Boat-Shaped Bench Centerpiece
Empty patio benches always feel like wasted potential. Slicing a massive piece of bamboo right down the middle creates a gorgeous, boat-like planter. Filled with river rocks and a mix of upright and trailing plants, it turns a plain concrete slab into a Zen focal point.

16. Curved Mulch and Gravel Edging

Curved Mulch and Gravel Edging
Keeping mulch from washing into a gravel walkway after heavy rain is a constant backyard battle. Flimsy plastic edging warps, and concrete blocks look too industrial. Pounding short lengths of bamboo tightly together along the curve of the path builds a natural, highly effective retaining wall. The varying heights of the bamboo nodes give it a beautifully organic look that blends seamlessly with the surrounding garden.

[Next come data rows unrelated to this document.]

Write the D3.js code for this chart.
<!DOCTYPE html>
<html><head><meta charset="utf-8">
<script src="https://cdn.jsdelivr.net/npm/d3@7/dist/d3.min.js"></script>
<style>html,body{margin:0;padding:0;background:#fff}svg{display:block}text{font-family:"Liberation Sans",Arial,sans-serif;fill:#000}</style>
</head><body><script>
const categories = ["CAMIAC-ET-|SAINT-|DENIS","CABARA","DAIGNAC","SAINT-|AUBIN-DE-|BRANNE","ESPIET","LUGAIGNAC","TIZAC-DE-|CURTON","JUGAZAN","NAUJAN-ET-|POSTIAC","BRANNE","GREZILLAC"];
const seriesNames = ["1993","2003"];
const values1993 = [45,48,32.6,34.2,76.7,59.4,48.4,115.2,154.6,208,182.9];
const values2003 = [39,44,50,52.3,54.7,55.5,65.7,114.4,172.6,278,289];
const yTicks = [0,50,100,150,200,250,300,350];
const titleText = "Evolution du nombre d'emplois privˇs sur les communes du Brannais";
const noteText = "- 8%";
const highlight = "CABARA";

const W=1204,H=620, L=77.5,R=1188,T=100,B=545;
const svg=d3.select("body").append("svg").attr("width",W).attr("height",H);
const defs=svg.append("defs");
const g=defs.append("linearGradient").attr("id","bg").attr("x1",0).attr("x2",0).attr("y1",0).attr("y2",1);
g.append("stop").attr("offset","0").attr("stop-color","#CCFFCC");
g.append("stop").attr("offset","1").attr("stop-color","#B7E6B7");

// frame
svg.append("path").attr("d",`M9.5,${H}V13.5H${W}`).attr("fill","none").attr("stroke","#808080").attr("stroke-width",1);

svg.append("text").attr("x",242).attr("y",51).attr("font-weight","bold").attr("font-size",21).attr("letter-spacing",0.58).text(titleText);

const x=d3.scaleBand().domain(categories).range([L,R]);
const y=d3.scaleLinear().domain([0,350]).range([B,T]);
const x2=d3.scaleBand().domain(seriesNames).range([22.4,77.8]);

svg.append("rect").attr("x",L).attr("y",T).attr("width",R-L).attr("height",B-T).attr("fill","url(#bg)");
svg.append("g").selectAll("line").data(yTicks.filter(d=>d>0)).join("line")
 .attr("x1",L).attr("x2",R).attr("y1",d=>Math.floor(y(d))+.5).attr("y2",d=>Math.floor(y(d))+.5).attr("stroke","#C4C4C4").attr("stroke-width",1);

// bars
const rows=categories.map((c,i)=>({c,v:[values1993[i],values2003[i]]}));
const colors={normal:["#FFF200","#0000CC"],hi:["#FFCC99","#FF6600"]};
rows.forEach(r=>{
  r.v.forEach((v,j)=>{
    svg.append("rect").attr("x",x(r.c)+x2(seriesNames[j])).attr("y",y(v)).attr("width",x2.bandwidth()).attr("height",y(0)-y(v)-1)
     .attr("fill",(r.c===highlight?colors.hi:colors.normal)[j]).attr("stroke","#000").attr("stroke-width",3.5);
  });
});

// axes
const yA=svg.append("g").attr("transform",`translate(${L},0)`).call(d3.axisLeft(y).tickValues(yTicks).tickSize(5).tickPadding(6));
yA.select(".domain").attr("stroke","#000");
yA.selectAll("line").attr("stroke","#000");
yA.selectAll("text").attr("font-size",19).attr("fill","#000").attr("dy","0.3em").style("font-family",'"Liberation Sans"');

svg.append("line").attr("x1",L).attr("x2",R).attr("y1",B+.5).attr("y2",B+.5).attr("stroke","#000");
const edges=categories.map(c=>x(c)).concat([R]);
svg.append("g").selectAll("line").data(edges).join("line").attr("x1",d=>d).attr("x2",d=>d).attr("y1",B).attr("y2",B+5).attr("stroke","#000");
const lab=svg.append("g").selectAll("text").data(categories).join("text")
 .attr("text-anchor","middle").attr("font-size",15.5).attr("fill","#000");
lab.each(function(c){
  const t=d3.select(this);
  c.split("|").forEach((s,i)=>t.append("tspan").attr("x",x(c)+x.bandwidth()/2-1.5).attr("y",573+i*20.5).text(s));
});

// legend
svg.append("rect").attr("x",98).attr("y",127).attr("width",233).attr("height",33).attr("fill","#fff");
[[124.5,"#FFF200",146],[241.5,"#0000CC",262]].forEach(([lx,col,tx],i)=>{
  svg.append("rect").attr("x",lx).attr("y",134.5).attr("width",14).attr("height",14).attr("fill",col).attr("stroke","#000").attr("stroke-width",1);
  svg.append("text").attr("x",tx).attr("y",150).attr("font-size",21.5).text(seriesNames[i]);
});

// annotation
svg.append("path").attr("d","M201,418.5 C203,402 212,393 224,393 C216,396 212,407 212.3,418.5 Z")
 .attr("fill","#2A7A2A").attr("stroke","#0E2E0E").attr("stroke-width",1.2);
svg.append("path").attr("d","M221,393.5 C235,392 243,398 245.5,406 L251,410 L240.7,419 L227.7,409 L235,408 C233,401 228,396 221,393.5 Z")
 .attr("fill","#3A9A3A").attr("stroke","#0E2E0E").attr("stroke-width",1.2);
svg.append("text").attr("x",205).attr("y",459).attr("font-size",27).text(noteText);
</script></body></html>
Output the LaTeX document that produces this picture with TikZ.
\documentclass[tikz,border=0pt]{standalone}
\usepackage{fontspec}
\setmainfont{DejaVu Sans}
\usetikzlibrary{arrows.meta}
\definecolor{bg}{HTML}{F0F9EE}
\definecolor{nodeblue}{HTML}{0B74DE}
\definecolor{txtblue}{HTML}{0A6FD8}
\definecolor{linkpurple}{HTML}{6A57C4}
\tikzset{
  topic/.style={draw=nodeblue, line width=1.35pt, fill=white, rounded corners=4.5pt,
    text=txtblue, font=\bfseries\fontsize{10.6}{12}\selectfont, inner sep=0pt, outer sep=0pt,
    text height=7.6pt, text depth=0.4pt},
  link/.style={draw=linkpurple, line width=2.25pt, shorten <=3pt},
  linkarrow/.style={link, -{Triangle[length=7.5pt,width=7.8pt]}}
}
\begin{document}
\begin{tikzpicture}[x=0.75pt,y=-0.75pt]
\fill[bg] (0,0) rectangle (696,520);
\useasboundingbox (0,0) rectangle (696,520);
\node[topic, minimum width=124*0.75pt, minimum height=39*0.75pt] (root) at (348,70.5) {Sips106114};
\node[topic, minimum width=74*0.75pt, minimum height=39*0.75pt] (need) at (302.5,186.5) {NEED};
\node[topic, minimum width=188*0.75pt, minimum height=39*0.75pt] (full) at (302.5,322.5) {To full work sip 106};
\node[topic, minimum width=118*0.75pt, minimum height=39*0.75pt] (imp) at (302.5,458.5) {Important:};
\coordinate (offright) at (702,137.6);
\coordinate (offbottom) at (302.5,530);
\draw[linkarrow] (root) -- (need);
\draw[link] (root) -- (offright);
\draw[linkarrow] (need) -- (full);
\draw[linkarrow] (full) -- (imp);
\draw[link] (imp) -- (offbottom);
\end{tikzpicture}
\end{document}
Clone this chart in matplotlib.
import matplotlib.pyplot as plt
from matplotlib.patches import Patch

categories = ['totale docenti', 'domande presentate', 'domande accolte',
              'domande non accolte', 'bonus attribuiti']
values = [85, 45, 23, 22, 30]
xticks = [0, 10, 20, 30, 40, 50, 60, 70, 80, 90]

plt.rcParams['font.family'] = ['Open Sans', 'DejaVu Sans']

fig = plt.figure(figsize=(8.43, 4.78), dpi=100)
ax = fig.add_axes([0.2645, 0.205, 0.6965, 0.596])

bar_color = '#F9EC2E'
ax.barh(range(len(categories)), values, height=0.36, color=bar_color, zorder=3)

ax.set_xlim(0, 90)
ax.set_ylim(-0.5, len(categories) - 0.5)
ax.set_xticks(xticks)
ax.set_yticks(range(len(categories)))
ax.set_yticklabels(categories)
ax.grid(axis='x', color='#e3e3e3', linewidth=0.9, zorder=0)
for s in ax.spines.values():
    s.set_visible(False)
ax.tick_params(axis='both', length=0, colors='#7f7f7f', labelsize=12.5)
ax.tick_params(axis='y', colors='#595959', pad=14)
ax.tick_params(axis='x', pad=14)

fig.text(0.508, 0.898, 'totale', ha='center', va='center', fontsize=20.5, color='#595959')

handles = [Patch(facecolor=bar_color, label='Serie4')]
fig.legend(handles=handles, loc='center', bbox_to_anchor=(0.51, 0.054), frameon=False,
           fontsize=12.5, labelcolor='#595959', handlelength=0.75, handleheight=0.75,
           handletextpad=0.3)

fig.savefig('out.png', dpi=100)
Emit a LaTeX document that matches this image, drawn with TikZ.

It takes some elbow grease to install, but the clean lines are worth it.

17. Heavy Chain Suspended Log

Heavy Chain Suspended Log
Blank stucco walls in the garden are notoriously tough to decorate. Hanging a massive, hollowed-out bamboo log using heavy-duty industrial chains gives an incredible mix of natural and tough textures. Let some English ivy trail out of it. The way the vines cascade down toward the fern bed completely transforms a boring boundary wall.